Interpretive Summary: Root systems play a key role in anchoring plants, absorbing nutrients, and supporting beneficial interactions with soil microbes. However, modern breeding has mostly focused on above-ground traits, leaving the effects on root system architecture (RSA) in cultivated soybeans largely unexplored. This study compared RSA in elite breeding lines and diverse landraces (varieties) across different environments and growth stages. Using 2D imaging and a new low-cost 3D modeling method, researchers analyzed 432 root systems. They found that elite lines generally had larger root systems but showed less plasticity—reduced ability to adapt to soil differences—which may limit their resilience. In contrast, landraces showed greater plasticity, making them valuable genetic resources for improving adaptability. These results challenge earlier claims that elite lines tend to have smaller, more efficient root systems. Instead, RSA appears to have expanded, likely due to selection for higher yields. The study underscores the importance of including RSA in breeding programs and highlights the potential of affordable 3D root phenotyping tools.
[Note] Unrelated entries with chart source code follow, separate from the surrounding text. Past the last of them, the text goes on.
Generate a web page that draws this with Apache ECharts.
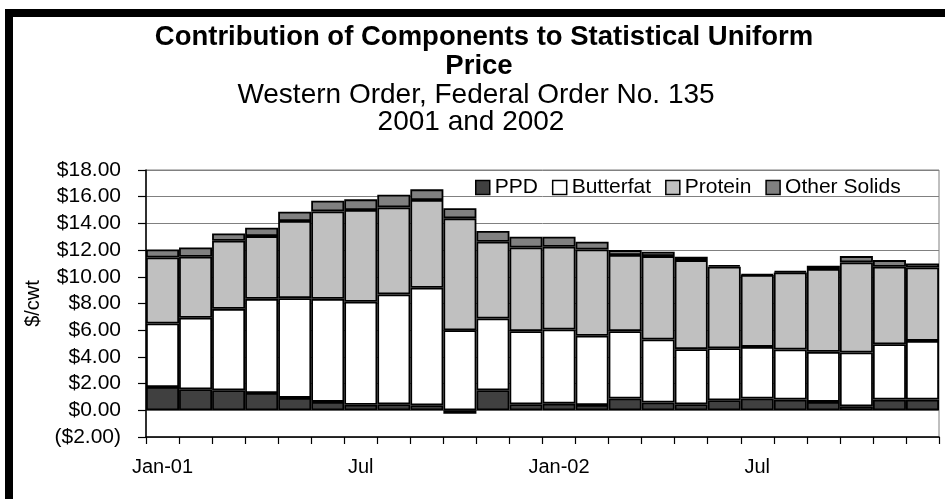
<!DOCTYPE html>
<html>
<head>
<meta charset="utf-8">
<script src="https://cdn.jsdelivr.net/npm/echarts@6/dist/echarts.min.js"></script>
<style>
html,body{margin:0;padding:0;background:#fff;}
#chart{width:945px;height:499px;}
</style>
</head>
<body>
<div id="chart"></div>
<script>
const categories = ['Jan-01','Feb','Mar','Apr','May','Jun','Jul','Aug','Sep','Oct','Nov','Dec',
                    'Jan-02','Feb','Mar','Apr','May','Jun','Jul','Aug','Sep','Oct','Nov','Dec'];
const ppd       = [1.75,1.58,1.50,1.30,0.93,0.63,0.42,0.45,0.38,-0.25,1.50,0.45,0.50,0.40,0.88,0.58,0.45,0.75,0.88,0.80,0.63,0.30,0.80,0.80];
const butterfat = [4.75,5.35,6.10,7.05,7.47,7.72,7.71,8.23,8.80,6.00,5.38,5.48,5.55,5.18,5.05,4.72,4.13,3.90,3.87,3.75,3.75,4.03,4.15,4.40];
const protein   = [4.95,4.57,5.10,4.70,5.78,6.55,6.87,6.52,6.57,8.38,5.75,6.27,6.20,6.47,5.70,6.25,6.67,6.10,5.38,5.78,6.20,6.75,5.80,5.50];
const other     = [0.60,0.70,0.55,0.63,0.70,0.80,0.80,0.95,0.80,0.75,0.80,0.80,0.75,0.58,0.37,0.33,0.25,0.13,0.07,0.10,0.25,0.47,0.50,0.30];
const seriesNames = ['PPD','Butterfat','Protein','Other Solids'];
const seriesColors = ['#404040','#ffffff','#c0c0c0','#808080'];
const titleLines = ['Contribution of Components to Statistical Uniform','Price'];
const subtitleLines = ['Western Order, Federal Order No. 135','2001 and 2002'];
const yAxisName = '$/cwt';

const FONT = '"Liberation Sans", Arial, sans-serif';
const chart = echarts.init(document.getElementById('chart'));
const dataSets = [ppd, butterfat, protein, other];

const option = {
  animation: false,
  backgroundColor: '#ffffff',
  textStyle: { fontFamily: FONT, color: '#000' },
  graphic: [
    { type: 'rect', shape: { x: 5, y: 9, width: 945, height: 8 }, style: { fill: '#000' } },
    { type: 'rect', shape: { x: 5, y: 9, width: 8, height: 495 }, style: { fill: '#000' } },
    { type: 'text', x: 484, y: 37, style: { text: titleLines[0], font: 'bold 27.5px ' + FONT, fill: '#000', textAlign: 'center', textVerticalAlign: 'middle' } },
    { type: 'text', x: 479, y: 66, style: { text: titleLines[1], font: 'bold 27.5px ' + FONT, fill: '#000', textAlign: 'center', textVerticalAlign: 'middle' } },
    { type: 'text', x: 476, y: 95, style: { text: subtitleLines[0], font: '28px ' + FONT, fill: '#000', textAlign: 'center', textVerticalAlign: 'middle' } },
    { type: 'text', x: 471, y: 122, style: { text: subtitleLines[1], font: '28px ' + FONT, fill: '#000', textAlign: 'center', textVerticalAlign: 'middle' } }
  ],
  legend: {
    left: 475, top: 177,
    padding: 0,
    itemWidth: 14, itemHeight: 14, itemGap: 14,
    icon: 'rect',
    itemStyle: { borderColor: '#000', borderWidth: 1.5 },
    textStyle: { fontSize: 21, fontFamily: FONT, color: '#000' },
    data: seriesNames
  },
  grid: {
    left: 146, right: 6, top: 170, bottom: 62,
    show: true, borderColor: '#808080', borderWidth: 1
  },
  xAxis: {
    type: 'category',
    data: categories,
    boundaryGap: true,
    axisLine: { onZero: false, lineStyle: { color: '#000', width: 1.5 } },
    axisTick: { show: true, interval: 0, length: 7, lineStyle: { color: '#000', width: 1.2 } },
    axisLabel: { interval: 5, fontSize: 20, fontFamily: FONT, color: '#000', margin: 20 }
  },
  yAxis: {
    type: 'value',
    min: -2, max: 18, interval: 2,
    name: yAxisName,
    nameLocation: 'middle',
    nameGap: 101,
    nameTextStyle: { fontSize: 20, fontFamily: FONT, color: '#000' },
    axisLine: { show: true, lineStyle: { color: '#000', width: 1.5 } },
    axisTick: { show: true, length: 8, lineStyle: { color: '#000', width: 1.2 } },
    axisLabel: {
      fontSize: 21, fontFamily: FONT, color: '#000', margin: 25,
      formatter: v => v < 0 ? '($' + Math.abs(v).toFixed(2) + ')' : '$' + v.toFixed(2)
    },
    splitLine: { show: true, lineStyle: { color: '#808080', width: 1 } }
  },
  series: seriesNames.map((name, i) => ({
    name: name,
    type: 'bar',
    stack: 'total',
    barCategoryGap: '0%',
    data: dataSets[i],
    itemStyle: { color: seriesColors[i], borderColor: '#000', borderWidth: 1.8 }
  }))
};
chart.setOption(option);
</script>
</body>
</html>
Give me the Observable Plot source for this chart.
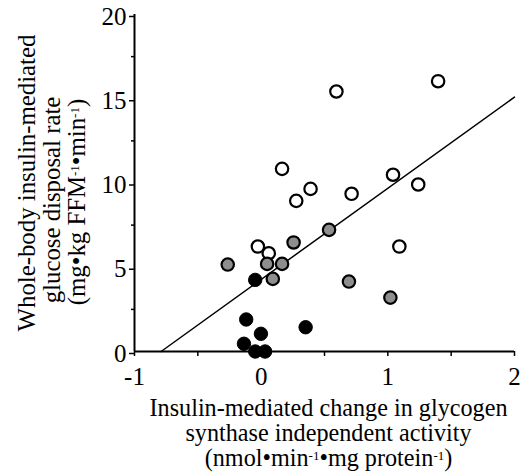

Technical Abstract: Roots are critical to supporting basic plant functions such as anchoring in various substrates, uptake of water and nutrients, and hosting symbiotic relationships. In crop species, indirect changes to root system architecture (RSA) have occurred largely as a result of selection for yield or other related aboveground traits. In cultivated soybean (Glycine max), evidence of changes to RSA as a result of breeding for crop performance has been inconsistent, with some studies supporting an overall decrease in trait values, such as root length and density, and other work showing the opposite. The current study sets out to ask whether there is any systematic differentiation in RSA between a set of elite breeding lines (n=8) of soybean developed for the Midwest United States and a group of biogeographically diverse landraces from the USDA Soybean Germplasm Collection (n=16) across three distinct developmental stages (V2–V6, V7–R2, R3–R7) and two contrasting soil environments. In total, 432 root systems are phenotyped for 12 structural traits derived from 2D images along with root and shoot biomass. A new 3D root modeling approach leveraging photogrammetry-derived pointclouds is additionally tested on a subset of 38 contrasting root systems. Results indicate that the diversity lines had smaller root systems overall but greater plasticity in response to soil environment as compared to breeding lines. Additionally, the study finds evidence for trade-offs between above-ground and below-ground trait phenotypic plasticity.